LusoJornal / António Marrucho

Opinion: Allons, chantons les «Janeiras»

Que de souvenirs!

Le moment présent sera dans quelques années des souvenirs.

Souvenirs de traditions. Traditions qui se maintiennent ici et là encore de nos jours.

Nos souvenirs évoqués dans les lignes qui suivent datent des années 70. Nous étions scouts. En cette période de l’année nous parcourions les rues de Manteigas et Covilhã pour chanter «as Janeiras». Pas besoin d’avoir une voix digne «the voice»… Plus on était nombreux, moins on se rendait compte que je chantais très mal, quoique… avec un peu d’anis, la voix s’améliorait parfois… L’intérêt était d’être dans l’ambiance, dans le prolongement de la fête de Noël et du Nouvel An, de faire partie d’un groupe connu ou méconnu.

Chanter «as Janeiras» était le moment privilégié pour nos patrouilles de se faire un petit pactole d’argent pour les activités de l’année ou pour acheter des cabas de nourriture que nous allions distribuer chez les plus nécessiteux.

Comme son nom l’indique, les «Janeiras» sont en rapport avec le moment présent, le mois de janvier.

En quoi consiste donc «as Janeiras»?

Les «Janeiras» est une tradition du Portugal qui anime les rues entre la tombée du jour et la nuit et ce du 1er et le 6 janvier, jour des Rois, jour de l’Épiphanie.
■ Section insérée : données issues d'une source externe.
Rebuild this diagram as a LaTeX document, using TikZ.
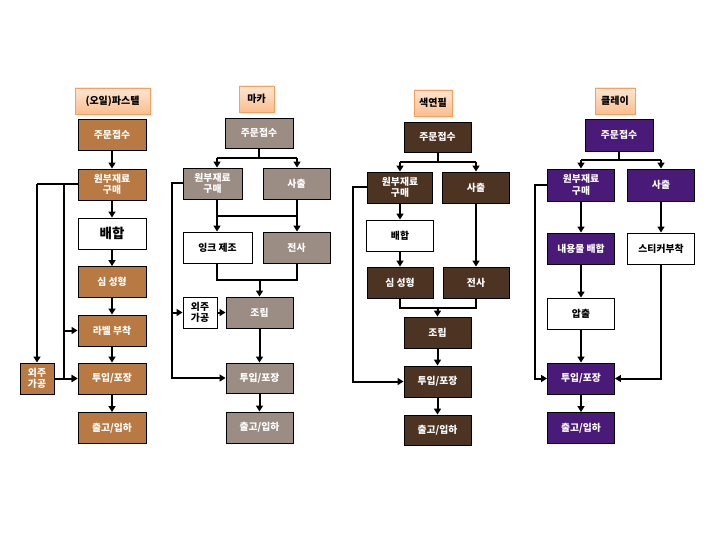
\documentclass[tikz,border=0pt]{standalone}
\usepackage{fontspec}
\newfontfamily\kr{Noto Sans CJK KR}
\usetikzlibrary{arrows.meta}
\definecolor{wood}{HTML}{B87A42}
\definecolor{granite}{HTML}{9B8D84}
\definecolor{pencil}{HTML}{4D3422}
\definecolor{clay}{HTML}{4A1A78}
\definecolor{ttop}{HTML}{FDE6D2}
\definecolor{tbot}{HTML}{F9BE8E}
\definecolor{tedge}{HTML}{F4A060}
\tikzset{
  box/.style={draw=black, line width=0.9pt, minimum height=31pt, minimum width=67pt, inner sep=0pt, align=center,
     font=\kr\bfseries\fontsize{9.8}{11.5}\selectfont},
  pastel/.style={box, fill=wood, text=white},
  marker/.style={box, fill=granite, text=white},
  pencilbox/.style={box, fill=pencil, text=white},
  claybox/.style={box, fill=clay, text=white},
  plain/.style={box, fill=white, text=black},
  titlebox/.style={draw=tedge, line width=0.8pt, top color=ttop, bottom color=tbot, minimum height=26pt,
     inner sep=0pt, font=\kr\bfseries\fontsize{10}{12}\selectfont},
  ln/.style={line width=2pt},
  arr/.style={line width=2pt, -{Triangle[length=6pt,width=7pt]}}
}
\begin{document}
\begin{tikzpicture}[x=1pt,y=-1pt]
\useasboundingbox (0,0) rectangle (720,540);
% ---------- column 1 : pastel ----------
\node[titlebox, minimum width=75pt] (t1) at (112.5,101) {(오일)파스텔};
\node[pastel, minimum width=68pt] (a1) at (112,134.5) {주문접수};
\node[pastel, minimum width=68pt] (a2) at (112,184.5) {원부재료\\구매};
\node[plain, minimum width=68pt, font=\kr\bfseries\fontsize{13.5}{15}\selectfont] (a3) at (112,233.5) {배합};
\node[pastel, minimum width=68pt] (a4) at (112,282) {심 성형};
\node[pastel, minimum width=68pt] (a5) at (112,330.5) {라벨 부착};
\node[pastel, minimum width=68pt] (a6) at (112,378.5) {투입/포장};
\node[pastel, minimum width=68pt] (a7) at (112,428) {출고/입하};
\node[pastel, minimum width=34pt] (a8) at (37,378.5) {외주\\가공};
\draw[arr] (a1) -- (a2);
\draw[arr] (a2) -- (a3);
\draw[arr] (a3) -- (a4);
\draw[arr] (a4) -- (a5);
\draw[arr] (a5) -- (a6);
\draw[arr] (a6) -- (a7);
\coordinate (p1) at (37,184.5);
\coordinate (p2) at (64,184.5);
\draw[ln] (a2.west) -- (p1);
\draw[arr] (p1) -- (a8.north);
\draw[arr] (p2) |- (a5.west);
\draw[arr] (p2) |- (a6.west);
\draw[arr] (a8.east) -- (a6.west);
% ---------- column 2 : marker ----------
\node[titlebox, minimum width=35pt] (t2) at (256.5,99) {마카};
\node[marker, minimum width=68pt, minimum height=30pt] (b1) at (259,133) {주문접수};
\node[marker, minimum width=59pt] (b2) at (212.5,183.5) {원부재료\\구매};
\node[marker] (b3) at (296.5,183.5) {사출};
\node[plain, minimum width=69pt] (b4) at (217.5,247.5) {잉크 제조};
\node[marker] (b5) at (296.5,247.5) {전사};
\node[plain, minimum width=34pt] (b6) at (200,312.5) {외주\\가공};
\node[marker] (b7) at (259.5,312.5) {조립};
\node[marker, minimum height=30pt] (b8) at (259.5,378) {투입/포장};
\node[marker] (b9) at (259.5,427.5) {출고/입하};
\coordinate (q0) at (259,158);
\coordinate (q1) at (217,158);
\coordinate (q2) at (297,158);
\coordinate (q3) at (217,216);
\coordinate (q4) at (297,216);
\coordinate (q5) at (217,280);
\coordinate (q6) at (297,280);
\coordinate (q7) at (259.5,280);
\coordinate (q8) at (172,183.5);
\draw[ln] (b1.south) -- (q0);
\draw[ln] (q1) -- (q2);
\draw[arr] (q1) -- (q1 |- b2.north);
\draw[arr] (q2) -- (q2 |- b3.north);
\draw[ln] (q1 |- b2.south) -- (q3) -- (q4) -- (q4 |- b3.south);
\draw[arr] (q3) -- (q3 |- b4.north);
\draw[arr] (q4) -- (q4 |- b5.north);
\draw[ln] (q5 |- b4.south) -- (q5) -- (q6) -- (q6 |- b5.south);
\draw[arr] (q7) -- (b7.north);
\draw[arr] (b2.west) -- (q8) |- (b8.west);
\draw[arr] (q8 |- b6.west) -- (b6.west);
\draw[arr] (b6) -- (b7);
\draw[arr] (b7) -- (b8);
\draw[arr] (b8) -- (b9);
% ---------- column 3 : colour pencil ----------
\node[titlebox, minimum width=38pt] (t3) at (433,103) {색연필};
\node[pencilbox, minimum height=30pt] (c1) at (437.5,137) {주문접수};
\node[pencilbox, minimum width=65pt] (c2) at (400,187.5) {원부재료\\구매};
\node[pencilbox] (c3) at (476,187.5) {사출};
\node[plain] (c4) at (400,235.5) {배합};
\node[pencilbox, minimum width=66pt] (c5) at (400,282.5) {심 성형};
\node[pencilbox, minimum width=66pt] (c6) at (476,282.5) {전사};
\node[pencilbox] (c7) at (437.5,332.5) {조립};
\node[pencilbox] (c8) at (437.5,381.5) {투입/포장};
\node[pencilbox, minimum height=30pt] (c9) at (437.5,430) {출고/입하};
\coordinate (r0) at (437.5,162);
\coordinate (r1) at (400,162);
\coordinate (r2) at (476,162);
\coordinate (r3) at (400,308);
\coordinate (r4) at (476,308);
\coordinate (r5) at (437.5,308);
\coordinate (r6) at (353,187.5);
\draw[ln] (c1.south) -- (r0);
\draw[ln] (r1) -- (r2);
\draw[arr] (r1) -- (c2.north);
\draw[arr] (r2) -- (c3.north);
\draw[arr] (c2) -- (c4);
\draw[arr] (c4) -- (c5);
\draw[arr] (c3) -- (c6);
\draw[ln] (c5.south) -- (r3) -- (r4) -- (c6.south);
\draw[arr] (r5) -- (c7.north);
\draw[arr] (c7) -- (c8);
\draw[arr] (c8) -- (c9);
\draw[arr] (c2.west) -- (r6) |- (c8.west);
% ---------- column 4 : clay ----------
\node[titlebox, minimum width=40pt] (t4) at (615,101) {클레이};
\node[claybox, minimum width=68pt, minimum height=32pt] (d1) at (619,135) {주문접수};
\node[claybox, minimum height=32pt] (d2) at (581,185) {원부재료\\구매};
\node[claybox, minimum height=32pt] (d3) at (661,185) {사출};
\node[claybox] (d4) at (581,248.5) {내용물 배합};
\node[plain] (d5) at (661,248.5) {스티커부착};
\node[plain] (d6) at (581,313.5) {압출};
\node[claybox] (d7) at (581,378.5) {투입/포장};
\node[claybox] (d8) at (581,428) {출고/입하};
\coordinate (s0) at (619,160);
\coordinate (s1) at (581,160);
\coordinate (s2) at (661,160);
\coordinate (s3) at (535,185);
\draw[ln] (d1.south) -- (s0);
\draw[ln] (s1) -- (s2);
\draw[arr] (s1) -- (d2.north);
\draw[arr] (s2) -- (d3.north);
\draw[arr] (d2) -- (d4);
\draw[arr] (d4) -- (d6);
\draw[arr] (d6) -- (d7);
\draw[arr] (d7) -- (d8);
\draw[arr] (d3) -- (d5);
\draw[arr] (d5.south) |- (d7.east);
\draw[arr] (d2.west) -- (s3) |- (d7.west);
\end{tikzpicture}
\end{document}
De nos jours la tradition se prolonge, parfois, bien au-delà du 6 janvier.

Des groupes organisés, parfois plus au moins informels, parcourent les rues en s’arrêtant à chaque maison pour chanter un air, une complainte, dont l’origine remonte dans la nuit des temps.

Les «Janeiras» annoncent la naissance de Jésus et permettent de souhaiter une bonne année.

Le but de cette tradition était de récupérer des surplus, des aliments après les fêtes. De nos jours cela se fait plutôt avec le but de récupérer de l’argent.

Il n’est pas rare de voir parcourir, se croiser dans les rues; un groupe de scouts, un groupe de pompiers, une philharmonie… ou de se partager la ville par institution.

On se donne parfois rendez-vous sur la place du village où le «Madeiro» brûle encore pour aller ensuite de maison en maison… Pas évidemment de rester sobre.

Aux résidents généreux de la maison, des chansons sont entonnées pour remercier.

Si l’on sait qu’à l’intérieur d’une autre demeure il y a quelqu’un, avec un peu des moyens et qui ne donne rien, le chant peut avoir des paroles adaptées un peu moins agréables.

Il peut y avoir quelques variantes d’une région à l’autre du Portugal, d’un village à un autre, avec quelques changements des termes utilisés pour une même chanson.

Les «Janeiras» remontent selon la tradition au temps des Romains. À l’époque c’était déjà l’occasion de recevoir des dons matériels mais aussi l’occasion de célébrer les dieux et des divinités païennes. C’était donnant-donnant: pour celui qui donne… il espère recevoir des dons des dieux. Pour celui qui reçoit, c’est l’occasion de dire d’une façon ou d’une autre merci.

Peut-être moins qu’au Portugal, même si la tradition a tendance à se perdre là aussi, les «Janeiras» ont été chantées dans bonne partie de l’Europe: de la France à l’Italie, en passant par Espagne et même Allemagne, pays non latin.

Au Portugal il y a a une chanson qui est devenue le symbole des «Janeiras». Il s’agit de celle écrite et interprétée par Zeca Afonso:

«Vamos cantar as Janeiras

Vamos cantar as Janeiras

Por esses quintais adentro vamos

Às raparigas solteiras…»

 

Si vous êtes du Nord du Portugal, vous allez plutôt chanter:

«Inda agora aqui cheguei

Mal pus o pé nesta escada

Logo o meu coração disse

Qu’aqui mora gente honrada».

 

Si vous êtes de l’Algarve, cela sera plutôt:

«Levante-se daí Senhora

Do seu banco de cortiça

Venha-nos dar as Janeiras

Ou de carne ou de chouriça…»

 

Soyez attentifs… qui sait?

Peut-être aurez-vous droit cette année aux «Janeiras».